Markets cast doubt on UK’s inflation goals
If financial market gauges are to be believed, Britain will struggle to keep inflation in check for the next half century. Those signals are likely distorted by other factors, but they are contributing to questions over the Bank of England’s ability to contain inflation as Britain prepares for an era of economic uncertainty outside of the European Union. Having watched sterling crash to a 31-year low against the US dollar on Brexit fears, the BoE will likely next week jack up its inflation forecast to show a bigger overshoot of its price target than any time since it gained independence in 1997.
In its August forecasts, the BoE already predicted inflation of 2.4 percent in two and three years’ time, above its 2 percent target. Since then, sterling has fallen further on worries that Britain will take a hardline approach to the Brexit talks. For Britain’s monetary guardians, dealing with rising inflation could be difficult. Its ultra-easy approach has been criticized by some lawmakers while tightening conditions could risk choking off economic prospects altogether.
Economists are keeping a fairly cool head on near-term price prospects for now, and no one is expecting a return to the double digit inflation of the 1970s and 1980s. Like central bankers, they tend to look through blips caused by factors such as currency depreciation. But long-term worries are creating some concerns among investors. “The long-term inflation forecasts are high and that then increases the urgency of having to protect yourself against inflation, so it can become a vicious circle,” said John Walbaum, head of investment at consultancy Hymans Robertson.
Over the past decade, inflation has overshot the BoE’s target eight times, and by more than 0.5 percent on five occasions, according to the Office for National Statistics. Several economists with leading international banks have said they expect prices to peak around 3 percent at the end of 2017, lower than 5 percent seen after the financial crisis and bouts of more than 15 percent seen in the 1970s and 1980s.
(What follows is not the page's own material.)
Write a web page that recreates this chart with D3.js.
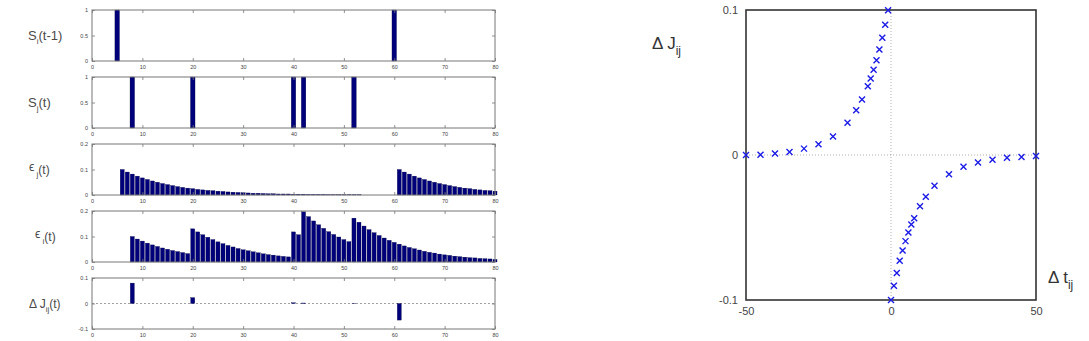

For longer-term forecasts, market pricing is seen as one of the only signals, specifically breakeven rates on inflation-linked bonds. Breakeven rates the difference between real yields on inflationlinked bonds and nominal bond yields - indicate the average rate of inflation needed for an inflation-linked bond to be a better investment than the regular bond.
Inflation-linked bonds are indexed to retail prices, which economists say is roughly around 1 percent higher than consumer prices, implying that a breakeven rate of around 3 percent suggests the BoE is hitting its target. Fifty-year breakeven rates are currently around 3.5 percent. Some economists say the fall in the currency since the Brexit vote is likely to blame, raising the risk that average inflation rates could stay elevated for many years. “The market is pricing in a short-term overshoot in inflation and that may be reflected all across the curve, even at maturities that you may not expect,” said Sam Hill, senior UK economist at RBC Capital Markets.